— START Data extract —
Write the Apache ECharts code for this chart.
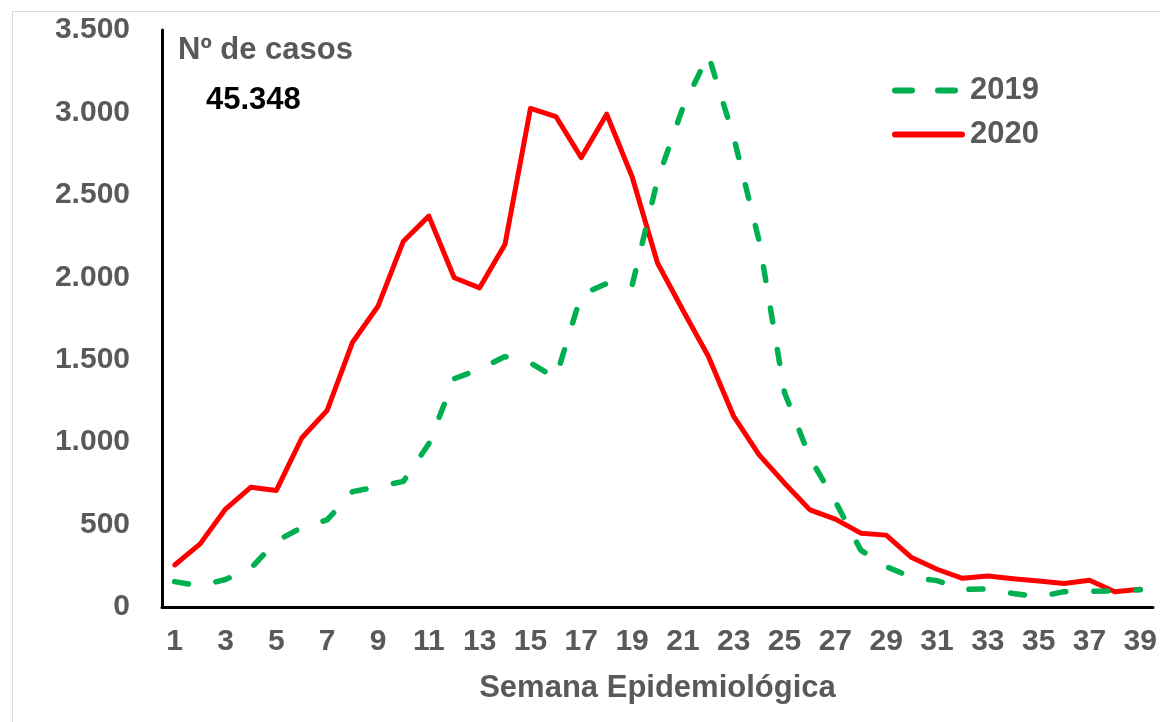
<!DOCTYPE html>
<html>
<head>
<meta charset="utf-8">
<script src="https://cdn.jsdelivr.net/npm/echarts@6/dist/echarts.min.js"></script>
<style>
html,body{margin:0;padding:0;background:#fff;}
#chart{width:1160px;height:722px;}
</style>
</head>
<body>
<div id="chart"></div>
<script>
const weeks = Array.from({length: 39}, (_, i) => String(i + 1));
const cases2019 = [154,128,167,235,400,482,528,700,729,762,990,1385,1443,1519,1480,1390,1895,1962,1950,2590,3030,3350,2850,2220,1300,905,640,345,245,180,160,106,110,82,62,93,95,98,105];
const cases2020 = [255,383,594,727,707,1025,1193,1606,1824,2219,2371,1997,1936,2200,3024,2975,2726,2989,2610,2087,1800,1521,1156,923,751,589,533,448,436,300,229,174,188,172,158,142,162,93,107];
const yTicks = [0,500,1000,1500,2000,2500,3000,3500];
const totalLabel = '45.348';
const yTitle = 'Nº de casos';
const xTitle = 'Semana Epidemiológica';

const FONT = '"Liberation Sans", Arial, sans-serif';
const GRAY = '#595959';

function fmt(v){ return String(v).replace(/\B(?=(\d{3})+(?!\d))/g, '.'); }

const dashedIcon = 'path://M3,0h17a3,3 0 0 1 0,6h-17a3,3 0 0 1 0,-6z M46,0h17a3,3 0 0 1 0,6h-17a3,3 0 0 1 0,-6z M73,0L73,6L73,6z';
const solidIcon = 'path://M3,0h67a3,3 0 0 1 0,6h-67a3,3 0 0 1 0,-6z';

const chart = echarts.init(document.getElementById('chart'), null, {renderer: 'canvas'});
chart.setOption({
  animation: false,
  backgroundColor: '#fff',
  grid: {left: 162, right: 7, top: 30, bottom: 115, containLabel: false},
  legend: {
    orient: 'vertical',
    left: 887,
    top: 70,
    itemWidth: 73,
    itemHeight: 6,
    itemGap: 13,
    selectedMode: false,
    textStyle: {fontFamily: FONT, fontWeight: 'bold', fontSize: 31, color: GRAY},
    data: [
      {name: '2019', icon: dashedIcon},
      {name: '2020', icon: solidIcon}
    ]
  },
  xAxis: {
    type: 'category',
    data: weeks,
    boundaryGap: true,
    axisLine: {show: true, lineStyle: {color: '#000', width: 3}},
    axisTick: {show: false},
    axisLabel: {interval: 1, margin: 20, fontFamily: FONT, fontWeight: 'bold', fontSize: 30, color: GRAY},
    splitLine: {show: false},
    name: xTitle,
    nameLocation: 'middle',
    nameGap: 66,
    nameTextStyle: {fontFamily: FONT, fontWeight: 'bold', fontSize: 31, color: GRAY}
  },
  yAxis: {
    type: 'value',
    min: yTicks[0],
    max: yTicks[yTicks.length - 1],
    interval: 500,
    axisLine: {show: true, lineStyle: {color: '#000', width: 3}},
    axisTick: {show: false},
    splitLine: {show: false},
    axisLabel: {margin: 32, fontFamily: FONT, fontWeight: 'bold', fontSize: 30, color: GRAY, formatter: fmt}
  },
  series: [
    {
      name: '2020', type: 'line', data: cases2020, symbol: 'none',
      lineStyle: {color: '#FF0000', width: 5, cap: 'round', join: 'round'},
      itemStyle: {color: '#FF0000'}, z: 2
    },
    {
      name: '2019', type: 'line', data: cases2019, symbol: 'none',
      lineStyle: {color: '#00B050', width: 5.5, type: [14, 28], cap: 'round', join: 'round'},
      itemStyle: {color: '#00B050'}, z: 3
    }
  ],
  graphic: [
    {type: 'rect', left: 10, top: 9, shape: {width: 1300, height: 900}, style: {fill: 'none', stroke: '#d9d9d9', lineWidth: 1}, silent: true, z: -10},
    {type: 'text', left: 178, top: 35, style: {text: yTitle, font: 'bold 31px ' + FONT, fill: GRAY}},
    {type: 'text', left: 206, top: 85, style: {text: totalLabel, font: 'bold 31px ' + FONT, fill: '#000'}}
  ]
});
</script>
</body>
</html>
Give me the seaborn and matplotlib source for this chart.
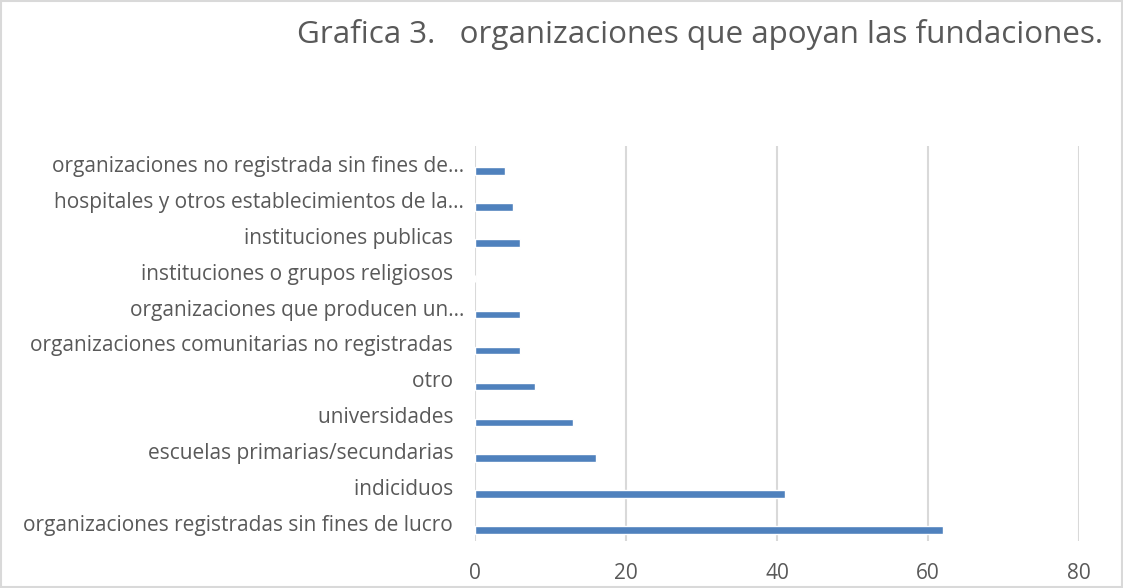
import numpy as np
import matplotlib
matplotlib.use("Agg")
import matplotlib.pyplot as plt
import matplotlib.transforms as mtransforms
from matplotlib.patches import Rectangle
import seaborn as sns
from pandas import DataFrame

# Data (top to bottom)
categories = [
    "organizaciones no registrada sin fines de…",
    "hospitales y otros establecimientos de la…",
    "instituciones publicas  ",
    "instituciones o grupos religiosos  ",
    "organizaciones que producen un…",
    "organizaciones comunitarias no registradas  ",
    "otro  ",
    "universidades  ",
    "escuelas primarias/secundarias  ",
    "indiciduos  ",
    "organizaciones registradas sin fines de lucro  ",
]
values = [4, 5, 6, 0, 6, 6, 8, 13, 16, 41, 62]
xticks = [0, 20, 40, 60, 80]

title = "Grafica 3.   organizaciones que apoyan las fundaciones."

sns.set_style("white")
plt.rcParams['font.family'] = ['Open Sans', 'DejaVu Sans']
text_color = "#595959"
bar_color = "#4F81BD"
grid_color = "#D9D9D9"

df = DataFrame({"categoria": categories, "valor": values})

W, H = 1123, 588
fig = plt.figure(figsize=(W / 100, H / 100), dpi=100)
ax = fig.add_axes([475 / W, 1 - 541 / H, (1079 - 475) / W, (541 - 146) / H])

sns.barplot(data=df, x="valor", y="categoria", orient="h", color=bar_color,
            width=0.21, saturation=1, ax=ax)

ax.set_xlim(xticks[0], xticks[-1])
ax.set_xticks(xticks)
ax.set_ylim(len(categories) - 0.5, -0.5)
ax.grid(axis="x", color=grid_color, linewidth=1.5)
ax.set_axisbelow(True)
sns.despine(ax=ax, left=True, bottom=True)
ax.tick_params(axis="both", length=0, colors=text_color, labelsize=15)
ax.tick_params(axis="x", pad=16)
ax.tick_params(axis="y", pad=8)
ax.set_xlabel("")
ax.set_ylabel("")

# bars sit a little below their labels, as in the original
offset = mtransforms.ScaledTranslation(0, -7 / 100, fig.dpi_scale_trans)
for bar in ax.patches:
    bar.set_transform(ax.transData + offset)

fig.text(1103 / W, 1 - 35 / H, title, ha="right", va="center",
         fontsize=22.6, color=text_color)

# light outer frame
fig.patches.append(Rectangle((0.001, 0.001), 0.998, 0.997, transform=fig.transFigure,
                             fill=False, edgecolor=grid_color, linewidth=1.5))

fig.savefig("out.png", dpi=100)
— END Data extract —
— START Data extract —
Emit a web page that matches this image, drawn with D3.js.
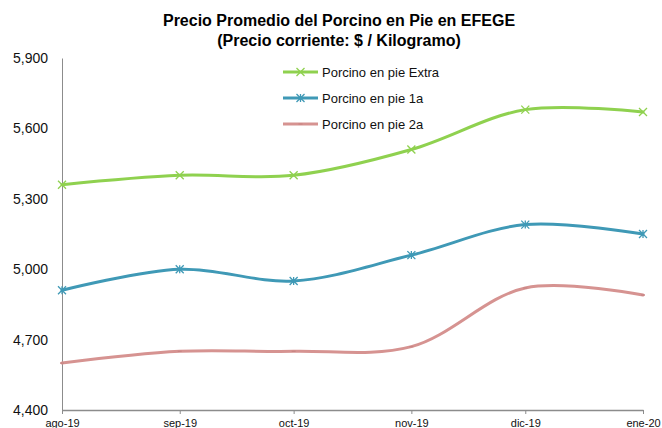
— END Data extract —
— START Data extract —
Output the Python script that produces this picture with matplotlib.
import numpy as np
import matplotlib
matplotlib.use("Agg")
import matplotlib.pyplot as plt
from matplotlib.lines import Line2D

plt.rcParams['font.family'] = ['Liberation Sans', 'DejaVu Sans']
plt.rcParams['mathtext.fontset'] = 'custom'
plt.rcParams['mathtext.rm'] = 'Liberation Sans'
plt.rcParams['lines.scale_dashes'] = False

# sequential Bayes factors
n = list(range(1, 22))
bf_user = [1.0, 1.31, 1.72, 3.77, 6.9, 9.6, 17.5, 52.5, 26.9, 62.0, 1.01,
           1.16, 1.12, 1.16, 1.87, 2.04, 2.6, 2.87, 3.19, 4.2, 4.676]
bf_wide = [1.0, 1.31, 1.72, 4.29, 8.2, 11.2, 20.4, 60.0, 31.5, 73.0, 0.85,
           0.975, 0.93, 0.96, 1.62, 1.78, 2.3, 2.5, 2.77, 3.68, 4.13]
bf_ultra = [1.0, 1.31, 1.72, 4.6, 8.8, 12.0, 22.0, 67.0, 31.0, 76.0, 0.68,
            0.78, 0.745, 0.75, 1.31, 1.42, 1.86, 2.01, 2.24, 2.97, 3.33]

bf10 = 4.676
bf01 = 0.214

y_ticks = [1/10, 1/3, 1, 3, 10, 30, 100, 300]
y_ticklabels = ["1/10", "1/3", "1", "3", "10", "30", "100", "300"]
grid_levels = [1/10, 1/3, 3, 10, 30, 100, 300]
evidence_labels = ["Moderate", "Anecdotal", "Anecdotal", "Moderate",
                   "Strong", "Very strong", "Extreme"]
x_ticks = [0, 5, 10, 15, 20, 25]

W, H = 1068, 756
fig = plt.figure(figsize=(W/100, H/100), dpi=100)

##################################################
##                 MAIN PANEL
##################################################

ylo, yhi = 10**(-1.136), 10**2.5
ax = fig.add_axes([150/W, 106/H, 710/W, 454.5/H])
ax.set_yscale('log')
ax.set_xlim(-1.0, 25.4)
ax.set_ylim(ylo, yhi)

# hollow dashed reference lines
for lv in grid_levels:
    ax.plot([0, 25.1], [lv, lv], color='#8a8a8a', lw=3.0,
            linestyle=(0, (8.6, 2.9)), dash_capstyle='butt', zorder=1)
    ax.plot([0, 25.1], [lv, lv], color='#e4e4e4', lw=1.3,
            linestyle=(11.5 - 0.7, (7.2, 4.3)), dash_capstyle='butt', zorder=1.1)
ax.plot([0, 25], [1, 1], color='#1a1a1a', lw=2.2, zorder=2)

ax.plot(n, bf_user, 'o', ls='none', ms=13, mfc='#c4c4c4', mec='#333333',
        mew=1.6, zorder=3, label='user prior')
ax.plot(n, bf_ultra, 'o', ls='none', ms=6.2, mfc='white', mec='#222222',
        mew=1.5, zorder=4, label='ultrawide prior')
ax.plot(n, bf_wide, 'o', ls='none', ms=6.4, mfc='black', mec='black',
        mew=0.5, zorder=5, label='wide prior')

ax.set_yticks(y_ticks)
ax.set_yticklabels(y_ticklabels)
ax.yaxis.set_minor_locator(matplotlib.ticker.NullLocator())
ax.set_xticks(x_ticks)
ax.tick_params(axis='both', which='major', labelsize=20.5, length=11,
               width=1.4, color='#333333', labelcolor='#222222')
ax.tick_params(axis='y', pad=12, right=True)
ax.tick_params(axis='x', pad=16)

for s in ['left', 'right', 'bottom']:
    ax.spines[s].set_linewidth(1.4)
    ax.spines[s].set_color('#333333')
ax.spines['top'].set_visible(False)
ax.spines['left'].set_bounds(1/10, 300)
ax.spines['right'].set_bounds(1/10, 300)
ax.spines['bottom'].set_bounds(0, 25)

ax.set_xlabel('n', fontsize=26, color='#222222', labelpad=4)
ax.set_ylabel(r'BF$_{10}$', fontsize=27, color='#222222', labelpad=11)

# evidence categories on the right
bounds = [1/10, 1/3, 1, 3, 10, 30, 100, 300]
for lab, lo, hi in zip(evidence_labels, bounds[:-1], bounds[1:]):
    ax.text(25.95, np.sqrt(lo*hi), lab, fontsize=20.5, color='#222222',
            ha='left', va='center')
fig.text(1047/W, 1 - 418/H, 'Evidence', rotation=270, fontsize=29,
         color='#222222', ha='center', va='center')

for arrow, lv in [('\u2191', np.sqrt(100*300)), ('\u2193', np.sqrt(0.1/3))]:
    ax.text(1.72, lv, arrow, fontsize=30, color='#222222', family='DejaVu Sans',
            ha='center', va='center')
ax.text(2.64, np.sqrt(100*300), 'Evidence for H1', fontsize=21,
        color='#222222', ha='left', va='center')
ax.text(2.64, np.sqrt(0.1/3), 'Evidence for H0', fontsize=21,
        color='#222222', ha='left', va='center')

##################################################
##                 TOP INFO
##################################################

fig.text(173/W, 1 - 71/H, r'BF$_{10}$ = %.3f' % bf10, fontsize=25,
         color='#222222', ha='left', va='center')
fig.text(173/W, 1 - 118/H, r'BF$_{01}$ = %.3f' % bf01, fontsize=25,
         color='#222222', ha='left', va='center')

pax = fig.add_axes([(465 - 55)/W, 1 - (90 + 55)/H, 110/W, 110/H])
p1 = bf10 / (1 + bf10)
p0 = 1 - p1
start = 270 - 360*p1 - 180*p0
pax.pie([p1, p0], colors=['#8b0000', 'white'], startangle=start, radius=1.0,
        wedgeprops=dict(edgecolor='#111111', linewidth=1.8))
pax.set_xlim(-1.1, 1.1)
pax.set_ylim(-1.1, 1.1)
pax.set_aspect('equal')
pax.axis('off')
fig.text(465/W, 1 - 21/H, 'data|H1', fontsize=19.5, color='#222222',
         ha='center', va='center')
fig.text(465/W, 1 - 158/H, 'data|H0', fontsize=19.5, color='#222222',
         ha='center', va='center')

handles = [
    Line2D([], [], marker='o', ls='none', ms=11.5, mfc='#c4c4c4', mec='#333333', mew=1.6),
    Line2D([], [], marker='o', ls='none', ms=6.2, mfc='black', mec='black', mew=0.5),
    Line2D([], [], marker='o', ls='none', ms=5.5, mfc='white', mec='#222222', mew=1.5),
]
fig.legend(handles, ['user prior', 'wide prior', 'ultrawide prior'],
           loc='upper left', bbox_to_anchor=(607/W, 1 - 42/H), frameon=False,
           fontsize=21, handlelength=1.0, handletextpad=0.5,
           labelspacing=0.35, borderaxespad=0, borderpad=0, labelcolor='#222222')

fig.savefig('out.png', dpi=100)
— END Data extract —
What the task asks:
Report how many lines of the records above contain the word "matplotlib", giving only the number.

The output:
12